Isn’t the point of his true greatness tied to the attribute that he understands the fundamental importance of giving people the chance to prove what they’re capable of? Because in our books, it certainly is. He saw so much of Camina’s abilities in the short amount of time he knew her, based a majority of his trust in her because of Naomi, but decided that in the end—she was worth standing on top to unite the nations.
Jim Holden’s grace and humility have always gone together because while this role isn’t one he’s ever wanted, he took it on with the kind of heart necessary, and in the end—he let it be. At least for a moment, as much as he could because still learning to stop when you’ve been going at it for so long often proves to be a difficult feat. And it’s especially the case for him.
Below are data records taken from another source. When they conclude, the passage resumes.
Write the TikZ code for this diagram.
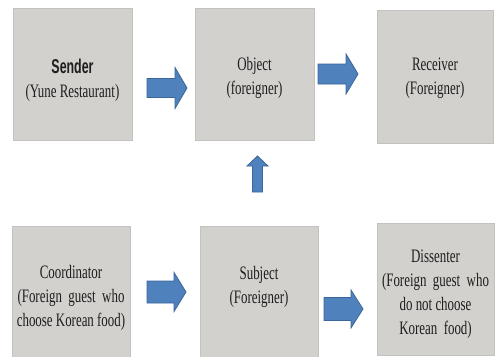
\documentclass[tikz,border=0pt]{standalone}
\usepackage{fontspec}
\setmainfont[FakeStretch=0.68]{Liberation Serif}
\newfontfamily\titlesans[FakeStretch=0.62]{Liberation Sans}
\definecolor{boxfill}{HTML}{D3D1CD}
\definecolor{boxline}{HTML}{C4C2BE}
\definecolor{arrfill}{HTML}{4F81BD}
\definecolor{arrline}{HTML}{3A6699}
\definecolor{txt}{HTML}{1E1E1E}
\tikzset{
  box/.style={draw=boxline, fill=boxfill, line width=1pt, inner sep=0pt},
  lbl/.style={align=center, text=txt, anchor=base, inner sep=0pt, font=\fontsize{19}{24}\selectfont},
  blockarrow/.style={draw=arrline, fill=arrfill, line width=0.8pt, line join=miter}
}
\newcommand\rarrow[6]{% x0 x1 yc shafthalf headhalf headlen
  \draw[blockarrow] (#1,#3-#4) -- (#2-#6,#3-#4) -- (#2-#6,#3-#5) -- (#2,#3) -- (#2-#6,#3+#5) -- (#2-#6,#3+#4) -- (#1,#3+#4) -- cycle;}
\begin{document}
\begin{tikzpicture}[x=1pt,y=-1pt]
\useasboundingbox (0,0) rectangle (495,356);
\fill[white] (0,0) rectangle (495,356);
% boxes
\node[box, minimum width=119pt, minimum height=132pt] (sender) at (72.5,74) {};
\node[box, minimum width=119pt, minimum height=132pt] (object) at (254.5,74) {};
\node[box, minimum width=116pt, minimum height=133pt] (receiver) at (435,76.5) {};
\node[box, minimum width=118pt, minimum height=132pt] (coord) at (71,292) {};
\node[box, minimum width=118pt, minimum height=132pt] (subject) at (259,292) {};
\node[box, minimum width=117pt, minimum height=132pt] (dissent) at (435.5,289) {};
% labels (anchored at the baseline of the last line)
\node[lbl] (senderT) at (72.5,97) {{\titlesans\bfseries\fontsize{20}{24}\selectfont Sender}\\(Yune Restaurant)};
\node[lbl] (objectT) at (254.5,94) {Object\\(foreigner)};
\node[lbl] (receiverT) at (435,94) {Receiver\\(Foreigner)};
\node[lbl] (coordT) at (71,326) {Coordinator\\(Foreign\ \ guest\ \ who\\choose Korean food)};
\node[lbl] (subjectT) at (259,303) {Subject\\(Foreigner)};
\node[lbl] (dissentT) at (435.5,334) {Dissenter\\(Foreign\ \ guest\ \ who\\do not choose\\Korean\ \ food)};
% block arrows
\rarrow{147}{187}{88}{9.5}{20.5}{12}
\rarrow{318}{358}{74}{10}{20}{12}
\rarrow{147}{186}{292}{11}{19.5}{12}
\rarrow{324}{363}{309}{11.5}{19}{12}
\draw[blockarrow] (252.5,192) -- (252.5,166) -- (247,166) -- (257.5,156) -- (268,166) -- (262.5,166) -- (262.5,192) -- cycle;
\end{tikzpicture}
\end{document}
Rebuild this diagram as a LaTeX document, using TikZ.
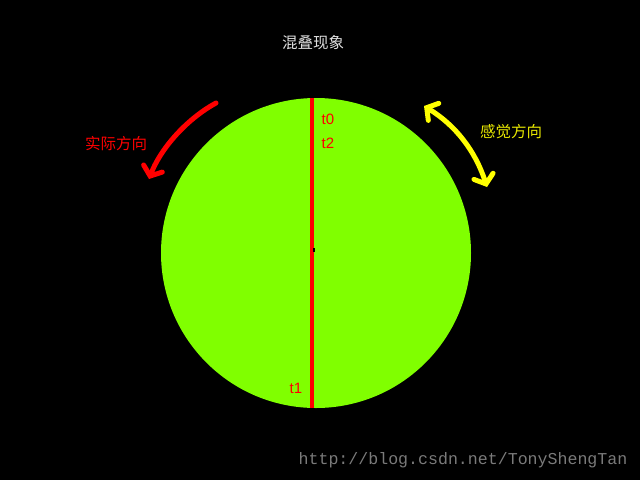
\documentclass[tikz,border=0pt]{standalone}
\usepackage{fontspec}
\setmainfont{Liberation Sans}
\newfontfamily\cjk{Noto Sans CJK SC}
\newfontfamily\wmfont{Liberation Mono}
\usetikzlibrary{arrows.meta}
\definecolor{ballgreen}{HTML}{80FF00}
\definecolor{titlegrey}{HTML}{E0E0E0}
\definecolor{wmgrey}{HTML}{7A7A7A}
\definecolor{feelyellow}{HTML}{FFFF00}
\definecolor{feeltext}{HTML}{E8E800}
\tikzset{
  cjklabel/.style={font=\cjk\fontsize{15.5}{17}\selectfont, inner sep=0pt},
  tlabel/.style={font=\fontsize{15}{17}\selectfont, text=red, inner sep=0pt},
  barbtip/.tip={Straight Barb[length=8pt,width=20pt,line cap=round]},
  bigarrow/.style={line width=5pt, line cap=round},
}
\begin{document}
\begin{tikzpicture}[x=1pt,y=-1pt]
\fill[black] (0,0) rectangle (640,480);
\useasboundingbox (0,0) rectangle (640,480);
% ball
\fill[ballgreen] (316,253) circle[radius=155];
\node[circle, minimum size=310pt, inner sep=0pt] (ball) at (316,253) {};
% diameter
\coordinate (top) at (311.5,98);
\coordinate (bot) at (311.5,408);
\draw[red, line width=4pt] (top) -- (bot);
\fill[black] (312.5,247.5) rectangle (314.5,251.5);
% labels on diameter
\node[tlabel] (t0) at (328,119) {t0};
\node[tlabel] (t2) at (328,143) {t2};
\node[tlabel] (t1) at (296,388) {t1};
% title
\node[cjklabel, text=titlegrey] (title) at (313,43) {混叠现象};
% actual direction
\node[cjklabel, text=red] (actual) at (116,144) {实际方向};
\coordinate (a0) at (216,103);
\coordinate (a1) at (149,179);
\draw[bigarrow, red, -barbtip] (a0) .. controls (185,120) and (160,150) .. (a1);
% perceived direction
\node[cjklabel, text=feeltext] (feel) at (511,132) {感觉方向};
\coordinate (f0) at (424,106);
\coordinate (f1) at (487,187);
\draw[bigarrow, feelyellow, barbtip-barbtip]
  (f0) .. controls (455,125) and (475,150) .. (f1);
% watermark
\node[font=\wmfont\fontsize{16.6}{18}\selectfont, text=wmgrey, inner sep=0pt] (wm) at (463,460) {http://blog.csdn.net/TonyShengTan};
\end{tikzpicture}
\end{document}
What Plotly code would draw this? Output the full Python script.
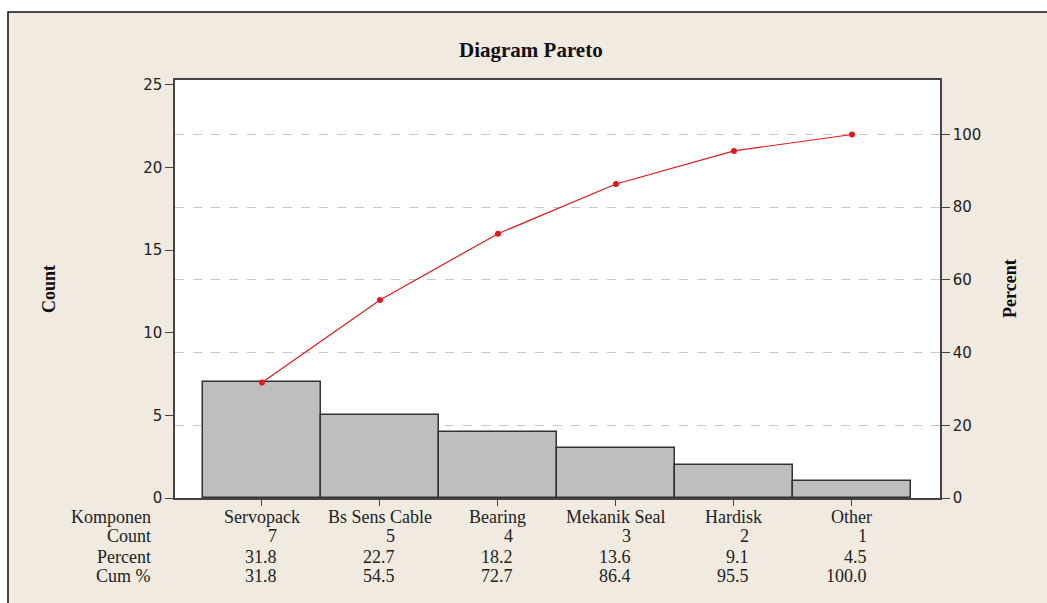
import plotly.graph_objects as go

# ---- data ----
categories = ["Servopack", "Bs Sens Cable", "Bearing", "Mekanik Seal", "Hardisk", "Other"]
counts = [7, 5, 4, 3, 2, 1]
percent = [31.8, 22.7, 18.2, 13.6, 9.1, 4.5]
cum_percent = [31.8, 54.5, 72.7, 86.4, 95.5, 100.0]
left_ticks = [0, 5, 10, 15, 20, 25]
right_ticks = [0, 20, 40, 60, 80, 100]
row_labels = ["Komponen", "Count", "Percent", "Cum %"]

# ---- layout geometry (pixels) ----
W, H = 1047, 603
L, R, T, B = 175, 940, 80, 498


def px(x):
    return (x - L) / (R - L)


def py(y):
    return (B - y) / (B - T)


xs = list(range(len(categories)))

fig = go.Figure()
fig.add_trace(go.Bar(
    x=xs, y=counts, width=1.0,
    marker=dict(color="#BEBEBE", line=dict(color="#333333", width=1.5)),
    showlegend=False, hoverinfo="skip"))
fig.add_trace(go.Scatter(
    x=xs, y=cum_percent, yaxis="y2", mode="lines+markers",
    line=dict(color="#DC1A1E", width=1.2),
    marker=dict(color="#DC1A1E", size=6),
    showlegend=False, hoverinfo="skip"))

tickfont = dict(family="DejaVu Sans", size=15, color="#222222")
serif = "Liberation Serif"

fig.update_layout(
    width=W, height=H,
    margin=dict(l=L, r=W - R, t=T, b=H - B, pad=0),
    paper_bgcolor="#F0EAE1",
    plot_bgcolor="#FFFFFF",
    bargap=0,
    xaxis=dict(range=[-0.737, 5.746], tickvals=xs, showticklabels=False,
               ticks="outside", ticklen=6, tickwidth=1.2, tickcolor="#444444",
               showline=True, linecolor="#444444", linewidth=1.5, mirror=True,
               showgrid=False, zeroline=False, fixedrange=True),
    yaxis=dict(range=[0, 25.3], tickvals=left_ticks, ticks="outside", ticklen=8,
               tickwidth=1.2, tickcolor="#444444", tickfont=tickfont,
               showline=True, linecolor="#444444", linewidth=1.5,
               showgrid=False, zeroline=False, fixedrange=True),
    yaxis2=dict(range=[0, 115], tickvals=right_ticks, overlaying="y", side="right",
                ticks="outside", ticklen=8, tickwidth=1.2, tickcolor="#444444",
                tickfont=tickfont, showline=True, linecolor="#444444", linewidth=1.5,
                showgrid=True, gridcolor="#C8C8C8", griddash="dash", gridwidth=1,
                zeroline=False, fixedrange=True),
)

shapes = [
    # white outside the frame (top strip and left strip)
    dict(type="rect", xref="paper", yref="paper", x0=px(-20), x1=px(1080),
         y0=py(12), y1=py(-20), fillcolor="white", line=dict(width=0), layer="above"),
    dict(type="rect", xref="paper", yref="paper", x0=px(-20), x1=px(8),
         y0=py(640), y1=py(12), fillcolor="white", line=dict(width=0), layer="above"),
    # frame border
    dict(type="rect", xref="paper", yref="paper", x0=px(8), x1=px(1080),
         y0=py(640), y1=py(12), fillcolor="rgba(0,0,0,0)",
         line=dict(color="#111111", width=1.5), layer="above"),
]
fig.update_layout(shapes=shapes)

ann = []
ann.append(dict(text="<b>Diagram Pareto</b>", xref="paper", yref="paper",
                x=px(531), y=py(50), xanchor="center", yanchor="middle",
                showarrow=False, font=dict(family=serif, size=21, color="#111111")))
ann.append(dict(text="<b>Count</b>", xref="paper", yref="paper",
                x=px(49), y=py(289), xanchor="center", yanchor="middle", textangle=-90,
                showarrow=False, font=dict(family=serif, size=18, color="#111111")))
ann.append(dict(text="<b>Percent</b>", xref="paper", yref="paper",
                x=px(1010), y=py(288), xanchor="center", yanchor="middle", textangle=-90,
                showarrow=False, font=dict(family=serif, size=18, color="#111111")))

row_y = [517, 536, 557, 576]
tfont = dict(family=serif, size=18, color="#222222")
for lab, yy in zip(row_labels, row_y):
    ann.append(dict(text=lab, xref="paper", yref="paper", x=px(153), y=py(yy),
                    xanchor="right", yanchor="middle", showarrow=False, font=tfont))

for i, cat in enumerate(categories):
    ann.append(dict(text=cat, xref="x", yref="paper", x=i, y=py(row_y[0]),
                    xanchor="center", yanchor="middle", showarrow=False, font=tfont))
    for vals, yy, fmt in ((counts, row_y[1], "{:d}"), (percent, row_y[2], "{:.1f}"),
                          (cum_percent, row_y[3], "{:.1f}")):
        ann.append(dict(text=fmt.format(vals[i]), xref="x", yref="paper",
                        x=i + 0.145, y=py(yy), xanchor="right", yanchor="middle",
                        showarrow=False, font=tfont))

fig.update_layout(annotations=ann)

fig.write_html("out.html", config={"displayModeBar": False},
               post_script="document.body.style.margin='0';document.body.style.overflow='hidden';")
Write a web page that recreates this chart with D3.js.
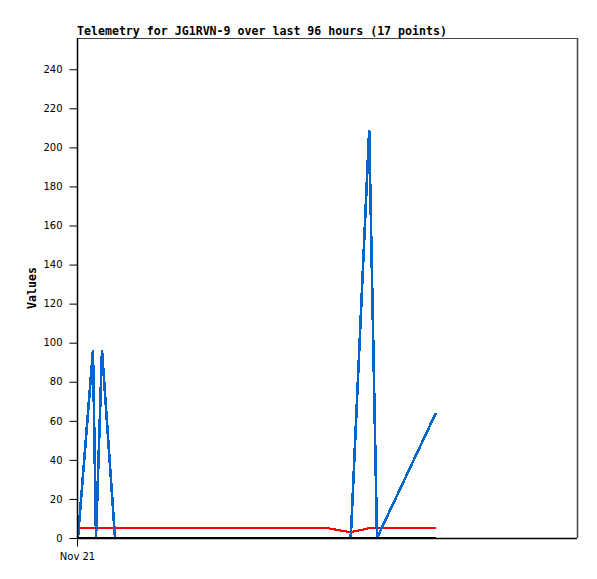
<!DOCTYPE html>
<html>
<head>
<meta charset="utf-8">
<script src="https://cdn.jsdelivr.net/npm/d3@7"></script>
<style>
  body { margin: 0; background: #fff; }
  svg { display: block; }
</style>
</head>
<body>
<svg id="chart" width="597" height="579"></svg>
<script>
// ---- data ----
const titleText = "Telemetry for JG1RVN-9 over last 96 hours (17 points)";
const yLabel = "Values";
const startTime = "2024-11-21T06:00:00";
const hoursSpan = 96;
const times = [
  "2024-11-21T06:11:00", "2024-11-21T09:04:00", "2024-11-21T09:39:00",
  "2024-11-21T10:48:00", "2024-11-21T13:18:00", "2024-11-21T19:20:00",
  "2024-11-22T01:05:00", "2024-11-22T06:50:00", "2024-11-22T13:35:00",
  "2024-11-22T19:20:00", "2024-11-23T01:05:00", "2024-11-23T06:12:00",
  "2024-11-23T10:24:00", "2024-11-23T10:36:00", "2024-11-23T14:06:00",
  "2024-11-23T15:36:00", "2024-11-24T02:54:00"
];
const blueValues  = [0, 96, 0, 96, 0, 0, 0, 0, 0, 0, 0, 0, 0, 2, 209, 0, 64];
const redValues   = [5, 5, 5, 5, 5, 5, 5, 5, 5, 5, 5, 5, 3, 3, 5, 5, 5];
const blackValues = [0, 0, 0, 0, 0, 0, 0, 0, 0, 0, 0, 0, 0, 0, 0, 0, 0];
const yTicks = [0, 20, 40, 60, 80, 100, 120, 140, 160, 180, 200, 220, 240];
const yMax = 256;
const xTickLabels = ["Nov 21"];

// ---- layout ----
const svg = d3.select("#chart");
const pL = 77, pR = 577, pT = 38, pB = 538;
const parse = d3.isoParse;
const t0 = parse(startTime);
const t1 = new Date(t0.getTime() + hoursSpan * 3600 * 1000);

const x = d3.scaleTime().domain([t0, t1]).range([pL, pR]);
const y = d3.scaleLinear().domain([0, yMax]).range([pB, pT]);

// frame top/right
svg.append("line").attr("x1", pL).attr("x2", pR).attr("y1", pT + 0.5).attr("y2", pT + 0.5)
  .attr("stroke", "#444").attr("stroke-width", 1);
svg.append("line").attr("x1", pR + 0.5).attr("x2", pR + 0.5).attr("y1", pT).attr("y2", pB)
  .attr("stroke", "#444").attr("stroke-width", 1.5);

const pts = times.map((t, i) => ({ t: parse(t), b: blueValues[i], r: redValues[i], k: blackValues[i] }));
const mk = key => d3.line().x(d => x(d.t)).y(d => y(d[key]));

svg.append("path").datum(pts).attr("d", mk("r")).attr("fill", "none")
  .attr("stroke", "#ff0000").attr("stroke-width", 2.2).attr("shape-rendering", "crispEdges");
svg.append("path").datum(pts).attr("d", mk("b")).attr("fill", "none")
  .attr("stroke", "#0066cc").attr("stroke-width", 2.6).attr("stroke-linejoin", "miter")
  .attr("shape-rendering", "crispEdges");
svg.append("path").datum(pts).attr("d", mk("k")).attr("fill", "none")
  .attr("stroke", "#000").attr("stroke-width", 2.2).attr("shape-rendering", "crispEdges");

// y axis
const yAxis = d3.axisLeft(y).tickValues(yTicks).tickSize(8).tickPadding(7).tickFormat(d3.format("d"));
const gy = svg.append("g").attr("transform", `translate(${pL + 0.5},0)`).call(yAxis);
gy.select(".domain").attr("stroke", "#000").attr("stroke-width", 1.5).attr("d", `M0,${pT}V${pB}`);
gy.selectAll(".tick line").attr("stroke", "#000");
gy.selectAll(".tick text").attr("font-family", "DejaVu Sans, sans-serif").attr("font-size", "10px").attr("fill", "#000");

// x axis
const xAxis = d3.axisBottom(x).tickValues([t0]).tickSize(8).tickPadding(6).tickFormat((d, i) => xTickLabels[i]);
const gx = svg.append("g").attr("transform", `translate(0,${pB + 0.5})`).call(xAxis);
gx.select(".domain").attr("stroke", "#000").attr("stroke-width", 1.5).attr("d", `M${pL},0H${pR}`);
gx.selectAll(".tick line").attr("stroke", "#000");
gx.selectAll(".tick text").attr("font-family", "DejaVu Sans, sans-serif").attr("font-size", "10px").attr("fill", "#000");

// title
svg.append("text").attr("x", pL).attr("y", 35).text(titleText)
  .attr("font-family", "DejaVu Sans Mono, monospace").attr("font-weight", "bold")
  .attr("font-size", "11.6px").attr("fill", "#000");

// y label
svg.append("text").attr("transform", `translate(36,${(pT + pB) / 2}) rotate(-90)`)
  .attr("text-anchor", "middle").text(yLabel)
  .attr("font-family", "DejaVu Sans Mono, monospace").attr("font-weight", "bold")
  .attr("font-size", "11.6px").attr("fill", "#000");
</script>
</body>
</html>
Vulnerability and Coping Mechanisms
There’s a specific way to cope in every great leader—a draw, a pull, something that tethers them home when everything else is too complicated and too overwhelming. And since we’ve known him, Holden’s been pulled through one wringer after another from cancer to the ring and everything with Miller plus the Free Navy—but through it all, Holden allowed himself to learn from those experiences. He consistently put one foot in front of the other and the lives of those most important to him above his own.
Throughout the challenges, he allowed himself moments of vulnerability to cope—to authenticate that even those frequently taking care of others need a shoulder to rely on too. He’s fallen for and with Naomi—he’s given her the chances to see who he truly is while simultaneously allowing others to see that there are battles greater than what he can show.
And we’d be remiss if we didn’t mention Steven Strait’s excellent work during all six seasons. The full range of emotions he ceaselessly brought to our screens allowed us to understand so much of who Jim Holden is at his core. Whatever was in writing, it’s clear as day that Strait delivered in tenfold, making it apparent that he not only understands the markers that are critical to embody the character skillfully, but his passion to honor the books was always evident.
Some people make the world a better place because their goodness provides a sense of safety for everyone around them, and no matter his mistakes or the less than perfect decisions, Jim Holden has, and will always be, one of those people. He’s the kind of character whose innate kindness and vulnerability cements his legacy in the form of a man who’s always willing to meet someone halfway despite how often they’ve wronged him. He’s a safe space.